# START OF EXTRACTED RECORDS
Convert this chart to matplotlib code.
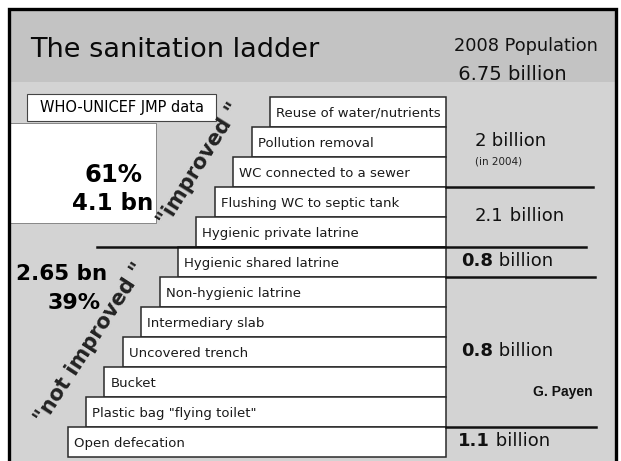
import matplotlib.pyplot as plt
from matplotlib.patches import Rectangle

# ladder rungs, top (best) to bottom
RUNGS = [
    "Reuse of water/nutrients",
    "Pollution removal",
    "WC connected to a sewer",
    "Flushing WC to septic tank",
    "Hygienic private latrine",
    "Hygienic shared latrine",
    "Non-hygienic latrine",
    "Intermediary slab",
    "Uncovered trench",
    "Bucket",
    'Plastic bag "flying toilet"',
    "Open defecation",
]

# population per group of rungs (first rung index, last rung index + 1)
GROUP_SPANS  = [(0, 3), (3, 5), (5, 6), (6, 11), (11, 12)]
GROUP_VALUES = ["2", "2.1", "0.8", "0.8", "1.1"]
GROUP_NOTES  = ["(in 2004)", "", "", "", ""]

IMPROVED     = ["61%", "4.1 bn"]
NOT_IMPROVED = ["2.65 bn", "39%"]

TITLE      = "The sanitation ladder"
POPULATION = ["2008 Population", " 6.75 billion"]
SOURCE     = "WHO-UNICEF JMP data"
AUTHOR     = "G. Payen"

# layout, in pixels of the 621x461 picture
W, H      = 621, 461
TOP       = 97
ROW_H     = 30
RIGHT     = 446
LEFT0     = 270
STEP      = 18.4
BAR_GRAY  = "#c3c3c3"
BODY_GRAY = "#d3d3d3"

fig = plt.figure(figsize=(W / 100, H / 100), dpi=100)
ax = fig.add_axes([0, 0, 1, 1])
ax.set_xlim(0, W)
ax.set_ylim(H, 0)
ax.axis("off")

# slide background and frame
ax.add_patch(Rectangle((8, 8), 608, 74, facecolor=BAR_GRAY, edgecolor="none", zorder=0))
ax.add_patch(Rectangle((8, 82), 608, 400, facecolor=BODY_GRAY, edgecolor="none", zorder=0))
ax.plot([9, 9, 615.5, 615.5], [470, 9, 9, 470], color="black", lw=2.4,
        solid_joinstyle="miter", zorder=5)

ax.text(30, 50, TITLE, fontsize=19.5, va="center", ha="left", color="#0a0a0a")
ax.text(454, 46, POPULATION[0], fontsize=12.8, va="center", ha="left", color="#111111")
ax.text(452, 74, POPULATION[1], fontsize=14, va="center", ha="left", color="#111111")

# ladder rungs
n = len(RUNGS)
centers = [TOP + ROW_H * (i + 0.5) for i in range(n)]
lefts = [LEFT0 - STEP * i for i in range(n)]
ax.barh(centers, [RIGHT - l for l in lefts], left=lefts, height=ROW_H,
        color="white", edgecolor="#2a2a2a", linewidth=1.1, zorder=2)
for label, y, l in zip(RUNGS, centers, lefts):
    ax.text(l + 6, y + 1, label, fontsize=9.5, va="center", ha="left",
            color="#1a1a1a", zorder=3)

# population per group on the right
group_x   = [475, 475, 461, 461, 458]
line_from = [RIGHT, 97, RIGHT, RIGHT]
line_to   = [593, 586, 595, 596]
for k, ((a, b), val, note) in enumerate(zip(GROUP_SPANS, GROUP_VALUES, GROUP_NOTES)):
    yc = TOP + ROW_H * (a + b) / 2
    bold = k >= 2
    t = ax.text(group_x[k], yc + 8, val, fontsize=13, va="bottom", ha="left",
                fontweight="bold" if bold else "normal", color="#111111")
    ax.annotate(" billion", xy=(1, 0), xycoords=t, fontsize=13, va="bottom",
                ha="left", color="#111111")
    if note:
        ax.text(group_x[k], yc + 19, note, fontsize=7.5, va="center", ha="left",
                color="#222222")
    if k < len(line_to):
        yl = TOP + ROW_H * b
        ax.plot([line_from[k], line_to[k]], [yl, yl], color="#111111", lw=1.8, zorder=4)

# source box and shares
ax.add_patch(Rectangle((27, 94), 189, 27, facecolor="white", edgecolor="#444444",
                       lw=0.8, zorder=2))
ax.text(121.5, 107.5, SOURCE, fontsize=10.5, va="center", ha="center", zorder=3)

ax.add_patch(Rectangle((9, 123), 147, 100, facecolor="white", edgecolor="#777777",
                       lw=0.6, zorder=2))
ax.text(113, 175, IMPROVED[0], fontsize=17.5, fontweight="bold", va="center", ha="center", zorder=3)
ax.text(113, 203, IMPROVED[1], fontsize=16.5, fontweight="bold", va="center", ha="center", zorder=3)

ax.text(16, 274, NOT_IMPROVED[0], fontsize=15.5, fontweight="bold", va="center", ha="left")
ax.text(101, 303, NOT_IMPROVED[1], fontsize=16, fontweight="bold", va="center", ha="right")

ax.text(200, 164, '"improved "', rotation=58, rotation_mode="anchor", fontsize=15,
        fontweight="bold", va="center", ha="center", color="#222222", zorder=3)
ax.text(91, 343, '"not improved "', rotation=57, rotation_mode="anchor", fontsize=15,
        fontweight="bold", va="center", ha="center", color="#222222", zorder=3)

ax.text(593, 392, AUTHOR, fontsize=10, fontweight="bold", family="Liberation Sans",
        va="center", ha="right", color="#111111")

fig.savefig("out.png", dpi=100)
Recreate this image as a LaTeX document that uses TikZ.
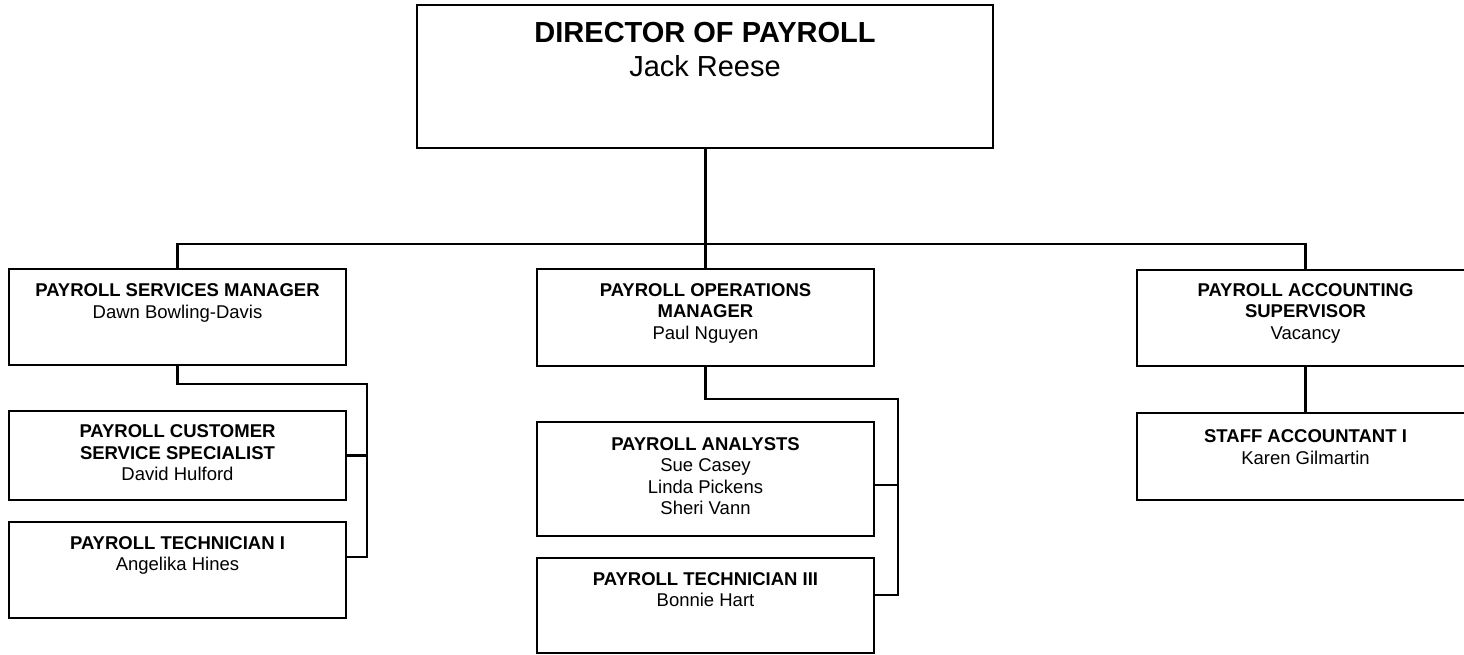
\documentclass[tikz,border=0pt]{standalone}
\usepackage{fontspec}
\setmainfont{Liberation Sans}
\begin{document}
\begin{tikzpicture}[x=1pt,y=-1pt,
  box/.style={draw=black,line width=2.2pt,rectangle,inner sep=0pt,minimum width=337pt},
  conn/.style={draw=black,line width=2.2pt,line join=miter},
  small/.style={anchor=base,align=center,inner sep=0pt,font=\fontsize{18.5}{21.6}\selectfont},
  big/.style={anchor=base,align=center,inner sep=0pt,font=\fontsize{29}{34}\selectfont}]
\useasboundingbox (0,0) rectangle (1464,654);
\clip (0,0) rectangle (1464,654);
% boxes
\node[box,minimum width=576pt,minimum height=143pt] (dir) at (705,76.5) {};
\node[box,minimum height=96pt] (psm) at (177.5,317) {};
\node[box,minimum height=89pt] (pcss) at (177.5,455.5) {};
\node[box,minimum height=96pt] (pt1) at (177.5,570) {};
\node[box,minimum height=97pt] (pom) at (705.5,317.5) {};
\node[box,minimum height=114pt] (pa) at (705.5,479) {};
\node[box,minimum height=95pt] (pt3) at (705.5,605.5) {};
\node[box,minimum height=96pt] (pas) at (1305.5,318) {};
\node[box,minimum height=87pt] (sa) at (1305.5,456.5) {};
% texts (anchored at the baseline of their last line)
\node[big] (tdir) at (705,76.7) {\textbf{DIRECTOR OF PAYROLL}\\Jack Reese};
\node[small] (tpsm) at (177.5,318.1) {\textbf{PAYROLL SERVICES MANAGER}\\Dawn Bowling-Davis};
\node[small] (tpcss) at (177.5,480.9) {\textbf{PAYROLL CUSTOMER}\\\textbf{SERVICE SPECIALIST}\\David Hulford};
\node[small] (tpt1) at (177.5,570.6) {\textbf{PAYROLL TECHNICIAN I}\\Angelika Hines};
\node[small] (tpom) at (705.5,339.2) {\textbf{PAYROLL OPERATIONS}\\\textbf{MANAGER}\\Paul Nguyen};
\node[small] (tpa) at (705.5,514.8) {\textbf{PAYROLL ANALYSTS}\\Sue Casey\\Linda Pickens\\Sheri Vann};
\node[small] (tpt3) at (705.5,606.6) {\textbf{PAYROLL TECHNICIAN III}\\Bonnie Hart};
\node[small] (tpas) at (1305.5,339.2) {\textbf{PAYROLL ACCOUNTING}\\\textbf{SUPERVISOR}\\Vacancy};
\node[small] (tsa) at (1305.5,464.3) {\textbf{STAFF ACCOUNTANT I}\\Karen Gilmartin};
% connectors
\coordinate (bus) at (705.5,244);
\draw[conn] (dir.south -| bus) -- (bus);
\draw[conn] (psm.north) |- (bus) -| (pas.north);
\draw[conn] (bus) -- (pom.north);
\coordinate (l1) at (367,384);
\coordinate (l1b) at (367,557);
\draw[conn] (psm.south) |- (l1) -- (l1b) -- (pt1.east |- l1b);
\draw[conn] (pcss.east) -- (pcss.east -| l1);
\coordinate (m1) at (898,399);
\coordinate (m1b) at (898,595);
\coordinate (m1c) at (898,485);
\draw[conn] (pom.south) |- (m1) -- (m1b) -- (pt3.east |- m1b);
\draw[conn] (m1c) -- (pa.east |- m1c);
\draw[conn] (pas.south) -- (sa.north);
\end{tikzpicture}
\end{document}
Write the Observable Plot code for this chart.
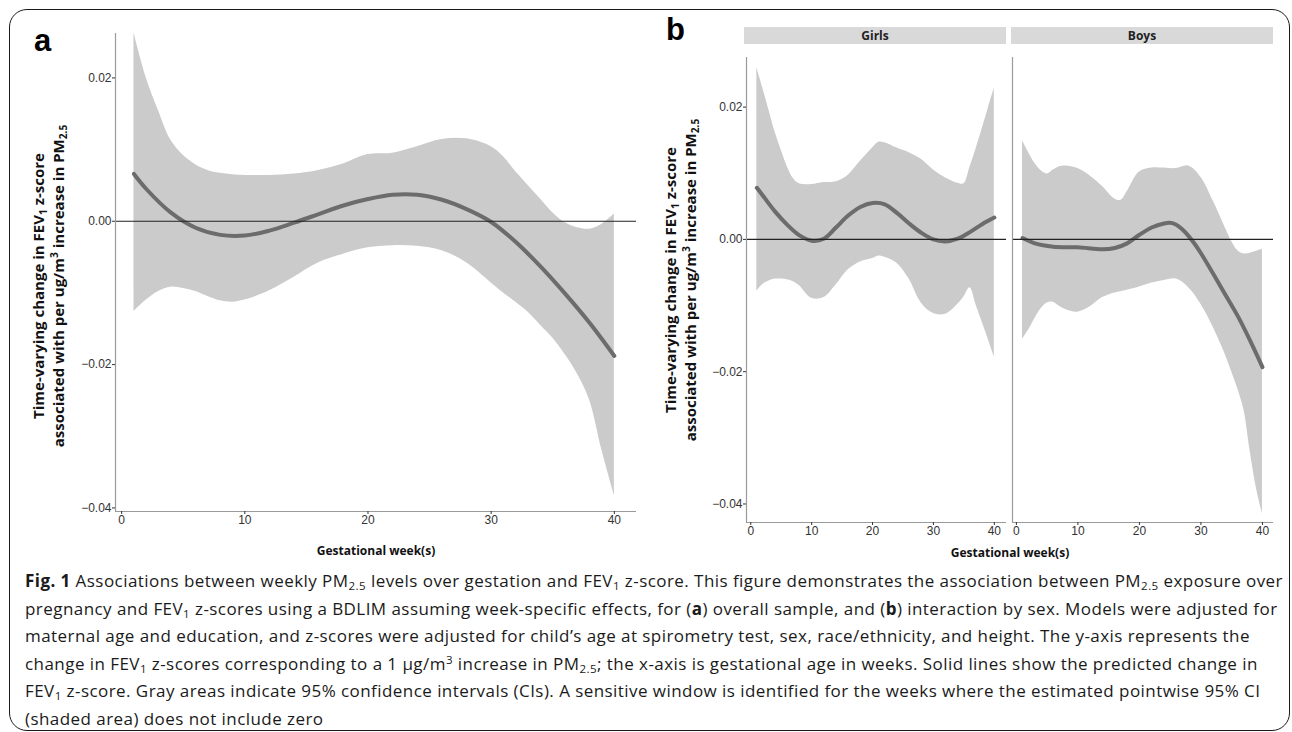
<!DOCTYPE html>
<html>
<head>
<meta charset="utf-8">
<script src="https://cdn.jsdelivr.net/npm/d3@7"></script>
<script src="https://cdn.jsdelivr.net/npm/@observablehq/plot@0.6"></script>
<style>
  body { margin: 0; background: #fff; }
  #root { position: relative; width: 1292px; height: 732px; overflow: hidden; background: #fff; font-family: "Open Sans", sans-serif; }
  .box { position: absolute; left: 9px; top: 9px; width: 1281px; height: 722px; border: 1.5px solid #1a1a1a; border-radius: 18px; box-sizing: border-box; }
  .plot { position: absolute; top: 0; }
  .plabel { position: absolute; font-family: "Liberation Sans", Arial, sans-serif; font-weight: bold; font-size: 31px; line-height: 31px; color: #000; }
  .ytitle { position: absolute; width: 460px; height: 40px; transform: rotate(-90deg); transform-origin: 50% 50%; white-space: nowrap; text-align: center; font-weight: bold; font-size: 15px; line-height: 20px; color: #111; }
  .xtitle { position: absolute; width: 300px; text-align: center; font-weight: bold; font-size: 12px; line-height: 16px; color: #111; }
  .strip { position: absolute; top: 27px; height: 17px; background: #d9d9d9; text-align: center; font-weight: bold; font-size: 12px; line-height: 17px; color: #222; }
  .caption { position: absolute; left: 25px; top: 567px; font-size: 17px; line-height: 27.5px; color: #1a1a1a; white-space: nowrap; }
  .caption div { white-space: nowrap; }
  sub, sup { font-size: 0.68em; line-height: 0; }
  sub { vertical-align: -0.3em; }
  sup { vertical-align: 0.55em; }
</style>
</head>
<body>
<div id="root">
  <div class="box"></div>
  <div class="plabel" style="left:34px;top:25px;">a</div>
  <div class="plabel" style="left:666px;top:14px;">b</div>
  <div id="pa" class="plot" style="left:0px;"></div>
  <div id="pg" class="plot" style="left:660px;"></div>
  <div id="pb" class="plot" style="left:1006px;"></div>
  <div class="strip" style="left:744px;width:262px;">Girls</div>
  <div class="strip" style="left:1011px;width:262px;">Boys</div>
  <div class="ytitle" style="left:-182px;top:266px;">Time-varying change in FEV<sub>1</sub> z-score<br>associated with per ug/m<sup>3</sup> increase in PM<sub>2.5</sub></div>
  <div class="ytitle" style="left:450px;top:260px;">Time-varying change in FEV<sub>1</sub> z-score<br>associated with per ug/m<sup>3</sup> increase in PM<sub>2.5</sub></div>
  <div class="xtitle" style="left:226px;top:543px;">Gestational week(s)</div>
  <div class="xtitle" style="left:860px;top:545px;">Gestational week(s)</div>
  <div class="caption" id="cap">
    <div id="cap1"><b>Fig. 1</b> Associations between weekly PM<sub>2.5</sub> levels over gestation and FEV<sub>1</sub> z-score. This figure demonstrates the association between PM<sub>2.5</sub> exposure over</div>
    <div>pregnancy and FEV<sub>1</sub> z-scores using a BDLIM assuming week-specific effects, for (<b>a</b>) overall sample, and (<b>b</b>) interaction by sex. Models were adjusted for</div>
    <div>maternal age and education, and z-scores were adjusted for child’s age at spirometry test, sex, race/ethnicity, and height. The y-axis represents the</div>
    <div>change in FEV<sub>1</sub> z-scores corresponding to a 1 μg/m<sup>3</sup> increase in PM<sub>2.5</sub>; the x-axis is gestational age in weeks. Solid lines show the predicted change in</div>
    <div>FEV<sub>1</sub> z-score. Gray areas indicate 95% confidence intervals (CIs). A sensitive window is identified for the weeks where the estimated pointwise 95% CI</div>
    <div>(shaded area) does not include zero</div>
  </div>
</div>
<script>
// ---------- Data ----------
const xTicks = [0, 10, 20, 30, 40];
const yTicks = [-0.04, -0.02, 0, 0.02];
const panelNames = ["Girls", "Boys"];

// Panel a: overall sample
const weeksBandA = [1,2,3,4,5,6,7,8,9,10,12,14,16,18,20,22,24,26,28,30,31,32,33,34,35,36,37,38,39,40];
const hiA = [0.0263,0.0200,0.0154,0.0113,0.0092,0.0079,0.0071,0.0067,0.0065,0.0064,0.0064,0.0066,0.0071,0.0080,0.0093,0.0095,0.0104,0.0114,0.0115,0.0104,0.0090,0.0069,0.0050,0.0031,0.0012,-0.0002,-0.0009,-0.0011,-0.0004,0.0010];
const loA = [-0.0126,-0.0110,-0.0098,-0.0092,-0.0094,-0.0098,-0.0105,-0.0111,-0.0113,-0.0110,-0.0097,-0.0078,-0.0058,-0.0046,-0.0037,-0.0034,-0.0035,-0.0041,-0.0058,-0.0086,-0.0100,-0.0113,-0.0127,-0.0145,-0.0163,-0.0186,-0.0213,-0.0250,-0.0320,-0.0383];
const weeksLineA = [1,2,4,6,8,10,12,14,16,18,20,22,24,26,28,30,32,34,36,38,40];
const estA = [0.0066,0.0045,0.0012,-0.0009,-0.0019,-0.0020,-0.0013,-0.0002,0.0010,0.0022,0.0031,0.0037,0.0037,0.0030,0.0017,-0.0001,-0.0029,-0.0063,-0.0101,-0.0142,-0.0188];

// Panel b: Girls
const weeksBandG = [1,2,3,4,5,6,7,8,10,12,14,16,18,20,21,22,24,26,28,30,32,34,35,36,37,38,39,40];
const hiG = [0.0260,0.0228,0.0195,0.0162,0.0135,0.0110,0.0092,0.0084,0.0083,0.0086,0.0087,0.0097,0.0118,0.0138,0.0147,0.0146,0.0138,0.0131,0.0121,0.0105,0.0093,0.0085,0.0084,0.0109,0.0137,0.0167,0.0198,0.0229];
const loG = [-0.0078,-0.0068,-0.0063,-0.0060,-0.0060,-0.0061,-0.0064,-0.0070,-0.0089,-0.0088,-0.0069,-0.0046,-0.0034,-0.0029,-0.0025,-0.0027,-0.0036,-0.0060,-0.0096,-0.0112,-0.0113,-0.0098,-0.0087,-0.0073,-0.0099,-0.0125,-0.0151,-0.0178];
const weeksLineG = [1,2,4,6,8,10,12,14,16,18,20,22,24,26,28,30,32,34,36,38,40];
const estG = [0.0078,0.0066,0.0042,0.0022,0.0006,-0.0002,0.0001,0.0018,0.0036,0.0049,0.0055,0.0053,0.0040,0.0024,0.0010,0.0000,-0.0003,0.0001,0.0011,0.0023,0.0033];

// Panel b: Boys
const weeksBandB = [1,2,3,4,5,6,7,8,10,12,14,16,17,18,20,22,24,26,28,30,32,34,35,36,37,38,39,40];
const hiB = [0.0149,0.0131,0.0115,0.0104,0.0099,0.0105,0.0110,0.0111,0.0107,0.0096,0.0080,0.0061,0.0059,0.0072,0.0102,0.0108,0.0108,0.0107,0.0111,0.0094,0.0058,0.0017,-0.0003,-0.0017,-0.0022,-0.0021,-0.0018,-0.0015];
const loB = [-0.0151,-0.0137,-0.0120,-0.0105,-0.0096,-0.0095,-0.0101,-0.0106,-0.0110,-0.0102,-0.0088,-0.0081,-0.0079,-0.0077,-0.0072,-0.0066,-0.0062,-0.0060,-0.0073,-0.0098,-0.0133,-0.0175,-0.0200,-0.0226,-0.0258,-0.0320,-0.0375,-0.0415];
const weeksLineB = [1,3,6,10,14,16,18,20,22,24,25,26,27,28,29,30,32,34,36,38,40];
const estB = [0.0002,-0.0006,-0.0011,-0.0012,-0.0015,-0.0013,-0.0006,0.0007,0.0018,0.0024,0.0025,0.0022,0.0015,0.0005,-0.0007,-0.0021,-0.0052,-0.0084,-0.0116,-0.0153,-0.0193];

// ---------- Build tables ----------
const band = (w, hi, lo) => w.map((week, i) => ({week, hi: hi[i], lo: lo[i]}));
const line = (w, est) => w.map((week, i) => ({week, est: est[i]}));

const fmt = d => d3.format(".2f")(d);
const BAND = "#cbcbcb", LINE = "#6c6c6c", AXIS = "#9a9a9a";

function panel({bandData, lineData, xDomain, yDomain, width, height, mL, mR, mT, mB, showY}) {
  return Plot.plot({
    width, height,
    marginLeft: mL, marginRight: mR, marginTop: mT, marginBottom: mB,
    style: {fontFamily: "'Liberation Sans', Arial, sans-serif", fontSize: "12px", background: "transparent", overflow: "visible"},
    x: {domain: xDomain, axis: null},
    y: {domain: yDomain, axis: null},
    marks: [
      Plot.areaY(bandData, {x: "week", y1: "lo", y2: "hi", fill: BAND, curve: "catmull-rom"}),
      Plot.line(lineData, {x: "week", y: "est", stroke: LINE, strokeWidth: 4, curve: "catmull-rom"}),
      Plot.ruleY([0], {stroke: "#222", strokeWidth: 1.2}),
      Plot.ruleX([xDomain[0]], {stroke: AXIS, strokeWidth: 1.2}),
      Plot.ruleY([yDomain[0]], {stroke: AXIS, strokeWidth: 1.2}),
      Plot.axisX({ticks: xTicks, tickSize: 3, tickPadding: 1, label: null, color: "#333", fontSize: 12, tickFormat: d3.format("d")}),
      showY ? Plot.axisY({ticks: yTicks, tickSize: 3, tickPadding: 1, label: null, color: "#333", fontSize: 12, tickFormat: fmt}) : null
    ]
  });
}

document.getElementById("pa").append(panel({
  bandData: band(weeksBandA, hiA, loA), lineData: line(weeksLineA, estA),
  xDomain: [-0.5, 41.8], yDomain: [-0.0405, 0.0262],
  width: 660, height: 550, mL: 115, mR: 24, mT: 33, mB: 39, showY: true
}));
document.getElementById("pg").append(panel({
  bandData: band(weeksBandG, hiG, loG), lineData: line(weeksLineG, estG),
  xDomain: [-0.7, 42], yDomain: [-0.0428, 0.0275],
  width: 346, height: 550, mL: 86, mR: 0, mT: 57, mB: 28, showY: true
}));
document.getElementById("pb").append(panel({
  bandData: band(weeksBandB, hiB, loB), lineData: line(weeksLineB, estB),
  xDomain: [-0.63, 41.8], yDomain: [-0.0428, 0.0275],
  width: 267, height: 550, mL: 6, mR: 0, mT: 57, mB: 28, showY: false
}));

// ---------- Fit caption width ----------
const cap1 = document.getElementById("cap1");
const target = 1258;
const w = cap1.getBoundingClientRect().width;
const n = cap1.textContent.length;
const ls = (target - w) / n;
document.getElementById("cap").style.letterSpacing = ls.toFixed(3) + "px";
</script>
</body>
</html>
# END OF EXTRACTED RECORDS
Using the records above, copy every line that has the word "chart" in it.

Convert this chart to matplotlib code.
Write the Observable Plot code for this chart.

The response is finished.